After a yearlong assault on the Federal Reserve and its chairman, President Donald Trump has tapped two wildly different economists to the central bank’s board who seemingly have one important thing in common.
They’re both likely to support the president’s call for lower interest rates.
One, Christopher Waller, is largely a conventional choice. Drawn from within the Fed’s own ranks, he’s been consistent in his calls for a more dovish approach over the years. The other, Judy Shelton, has spent decades outside mainstream economics and recently appears to have completed a metamorphosis from proponent of returning to the gold standard — a concept broadly espoused by those who feel monetary policy is too lax — to an advocate of the need for more stimulus.
“It seems like both are going to be in favor of lower rates, and sooner rather than later,” said Kathleen Bostjancic, an economist at Oxford Economics in New York. “They are much more dovish, and obviously that’s what President Trump wants.”
Waller is director of research for St. Louis Federal Reserve Bank President James Bullard, who was the only dissenting vote in favor of a rate cut at the Fed’s meeting in June. Shelton, who has been an informal adviser to Trump, has publicly said the central bank should reduce rates.
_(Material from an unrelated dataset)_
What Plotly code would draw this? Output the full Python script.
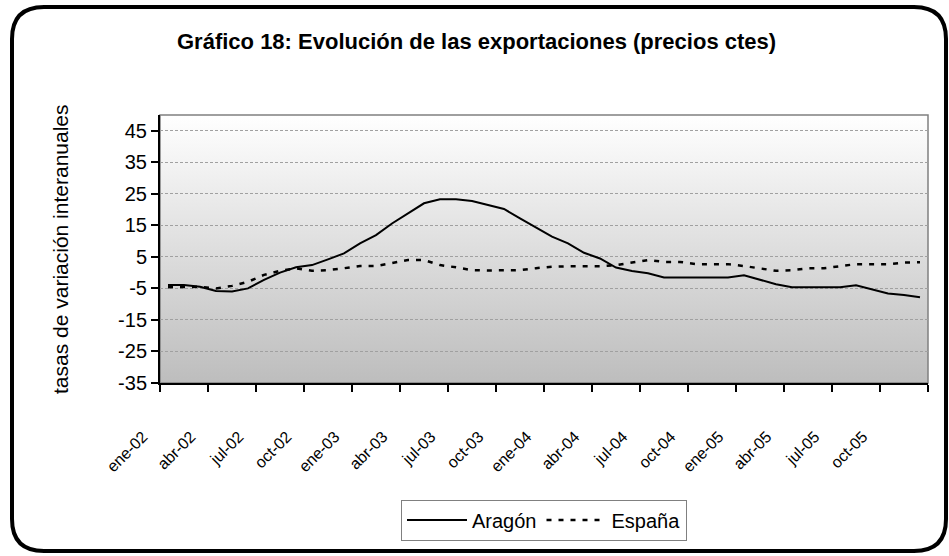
import base64

import plotly.graph_objects as go

# ── Data (tasas de variación interanuales) ────────────────────────────────────
MESES = ["ene", "feb", "mar", "abr", "may", "jun",
         "jul", "ago", "sep", "oct", "nov", "dic"]
YEARS = ["02", "03", "04", "05"]
MONTHS = [f"{m}-{y}" for y in YEARS for m in MESES]

ARAGON = [
    -3.9, -3.9, -4.5, -5.8, -6.0, -5.0, -2.3, 0.0, 1.7, 2.4, 4.2, 6.1,
    9.3, 11.9, 15.6, 18.8, 22.0, 23.3, 23.3, 22.7, 21.5, 20.2, 17.2, 14.4,
    11.4, 9.3, 6.3, 4.5, 1.6, 0.5, -0.2, -1.5, -1.5, -1.5, -1.5, -1.5,
    -0.8, -2.3, -3.7, -4.6, -4.6, -4.6, -4.6, -4.0, -5.2, -6.6, -7.1, -7.8,
]
ESPANA = [
    -4.6, -4.5, -4.5, -5.0, -4.2, -2.9, -0.7, 0.6, 1.4, 0.6, 0.8, 1.4,
    2.1, 2.1, 3.0, 4.0, 4.0, 2.4, 1.7, 0.8, 0.7, 0.7, 0.8, 1.4,
    1.9, 2.0, 2.0, 2.0, 2.4, 3.2, 4.0, 3.4, 3.4, 2.7, 2.7, 2.7,
    2.1, 1.4, 0.6, 0.8, 1.4, 1.4, 2.0, 2.7, 2.7, 2.7, 3.2, 3.3,
]
Y_TICKS = [-35, -25, -15, -5, 5, 15, 25, 35, 45]
Y_LABELS = ["-35", "-25", "-15", "-5", "5", "15", "25", "35", "45"]

TITLE = "Gráfico 18: Evolución de las exportaciones (precios ctes)"
Y_TITLE = "tasas de variación interanuales"
FONT = "Liberation Sans, Arial, sans-serif"

# ── Page geometry (pixels) ────────────────────────────────────────────────────
W, H = 949, 556
ML, MR, MT, MB = 160, 21, 115, 173
PW, PH = W - ML - MR, H - MT - MB


def px(x):
    return (x - ML) / PW


def py(y):
    return (H - MB - y) / PH


# grey gradient for the plot area, as in the Excel original
_svg = (
    "<svg xmlns='http://www.w3.org/2000/svg' width='10' height='100' "
    "preserveAspectRatio='none'><defs><linearGradient id='g' x1='0' y1='0' "
    "x2='0' y2='1'><stop offset='0' stop-color='#ffffff'/>"
    "<stop offset='1' stop-color='#bdbdbd'/></linearGradient></defs>"
    "<rect width='10' height='100' fill='url(#g)'/></svg>"
)
GRADIENT = "data:image/svg+xml;base64," + base64.b64encode(_svg.encode()).decode()

fig = go.Figure()
fig.add_trace(go.Scatter(
    x=MONTHS, y=ARAGON, name="Aragón", mode="lines",
    line=dict(color="#000000", width=2),
))
fig.add_trace(go.Scatter(
    x=MONTHS, y=ESPANA, name="España", mode="lines",
    line=dict(color="#000000", width=2.5, dash="5px,7px"),
))

# rounded outer frame
x0, x1, y0, y1, r = 12, 946, 7, 551, 32
frame = (
    f"M {px(x0 + r)},{py(y0)} L {px(x1 - r)},{py(y0)} "
    f"Q {px(x1)},{py(y0)} {px(x1)},{py(y0 + r)} "
    f"L {px(x1)},{py(y1 - r)} Q {px(x1)},{py(y1)} {px(x1 - r)},{py(y1)} "
    f"L {px(x0 + r)},{py(y1)} Q {px(x0)},{py(y1)} {px(x0)},{py(y1 - r)} "
    f"L {px(x0)},{py(y0 + r)} Q {px(x0)},{py(y0)} {px(x0 + r)},{py(y0)} Z"
)
fig.add_shape(type="path", path=frame, xref="paper", yref="paper",
              line=dict(color="#000000", width=4))
# plot-area border (grey top / right)
fig.add_shape(type="rect", xref="paper", yref="paper", x0=0, x1=1, y0=0, y1=1,
              line=dict(color="#808080", width=1.5), layer="below")

fig.add_layout_image(dict(
    source=GRADIENT, xref="paper", yref="paper", x=0, y=1,
    sizex=1, sizey=1, sizing="stretch", layer="below",
    xanchor="left", yanchor="top",
))

fig.add_annotation(
    text=f"<b>{TITLE}</b>", xref="paper", yref="paper",
    x=px(476), y=py(41), xanchor="center", yanchor="middle",
    showarrow=False, font=dict(family=FONT, size=22, color="#000000"),
)
fig.add_annotation(
    text=Y_TITLE, xref="paper", yref="paper", textangle=-90,
    x=px(60), y=py(249), xanchor="center", yanchor="middle",
    showarrow=False, font=dict(family=FONT, size=21, color="#000000"),
)

fig.update_xaxes(
    type="category", range=[-0.5, len(MONTHS) - 0.5],
    tickmode="linear", tick0=0, dtick=3, tickson="boundaries",
    ticks="outside", ticklen=7, tickwidth=1.5, tickcolor="#000000",
    showline=True, linecolor="#000000", linewidth=2,
    showgrid=False, zeroline=False,
    tickangle=-45, ticklabelstandoff=36, ticklabelshift=-25,
    tickfont=dict(family=FONT, size=16, color="#000000"),
)
fig.update_yaxes(
    range=[-35, 50], tickmode="array", tickvals=Y_TICKS, ticktext=Y_LABELS,
    ticks="outside", ticklen=7, tickwidth=1.5, tickcolor="#000000",
    showline=True, linecolor="#000000", linewidth=2,
    showgrid=True, gridcolor="#a0a0a0", gridwidth=1, griddash="3px,2px",
    zeroline=False,
    tickfont=dict(family=FONT, size=20, color="#000000"),
)

fig.update_layout(
    width=W, height=H, autosize=False,
    margin=dict(l=ML, r=MR, t=MT, b=MB),
    paper_bgcolor="#ffffff", plot_bgcolor="rgba(0,0,0,0)",
    font=dict(family=FONT, color="#000000"),
    showlegend=True,
    legend=dict(
        orientation="h", x=0.5, xanchor="center", y=py(520), yanchor="middle",
        bgcolor="#ffffff", bordercolor="#808080", borderwidth=1,
        font=dict(family=FONT, size=20, color="#000000"),
        itemwidth=60,
    ),
)

# page body has an 8px default margin; drop it so the figure sits at 0,0
fig.write_html("out.html", config={"displayModeBar": False},
               post_script="document.body.style.margin='0';")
Trump, who announced his picks within minutes of each other on Twitter Tuesday, has recently struggled to find candidates for the Fed that are acceptable to senators who must confirm nominees. The president previously advanced four people for the two remaining open seats on the board of governors. None of them made it, raising questions about the White House vetting process for his picks.
“It was a great pleasure to meet with the president this afternoon,” Shelton said in an email on Tuesday night. “This president really gets it. His pro-growth economic agenda should not be undermined by wrongheaded ‘Phillips Curve’ thinking that punishes productive economic growth and subverts continued gains while turning a blind eye to the currency impact of ‘additional stimulus measures’ by other central banks. We have high employment and low inflation; so much for the supposed trade-off.”
The Phillips Curve holds that there’s an inverse relationship between unemployment and inflation.
Senate Confirmation
The lengthy Senate confirmation process means neither candidate is likely to join the board for months, perhaps not even until next year. Current Vice Chairman Richard Clarida’s nomination was announced April 18, 2018, and he wasn’t sworn in until Sept. 17. Governor Michelle Bowman, nominated the same day as Clarida, didn’t take office until Nov. 26.
As a high-ranking Fed staffer, Waller may have a better chance of passing muster with lawmakers than some of Trump’s previous contenders. As for Shelton, the Senate has already confirmed her in her current role as the U.S. executive director for the European Bank for Reconstruction and Development.
Her unorthodox views, though, could attract opposition.
In an interview with Bloomberg in May, she said she was “highly skeptical” that the goals for the Fed set by Congress — the pursuit of maximum employment, stable prices and moderate long-term interest rates — were relevant.
The White House has conducted the search for Fed candidates as Trump has repeatedly blasted Fed Chairman Jerome Powell over the Fed’s interest rate increases. The president has told confidants that he believes he has the authority to replace Powell as Fed chairman, demoting him to the level of board governor, according to people familiar with the matter. But Trump said he doesn’t plan to do it. The president chose Powell as Chair, replacing Janet Yellen last year.
Trump’s eagerness to get rid of Powell makes both of these nominees potential chairs-in-waiting, a factor that may also affect their confirmation process in the Senate. Powell has said he intends to serve his full four-year term and that “the law is clear” on that issue.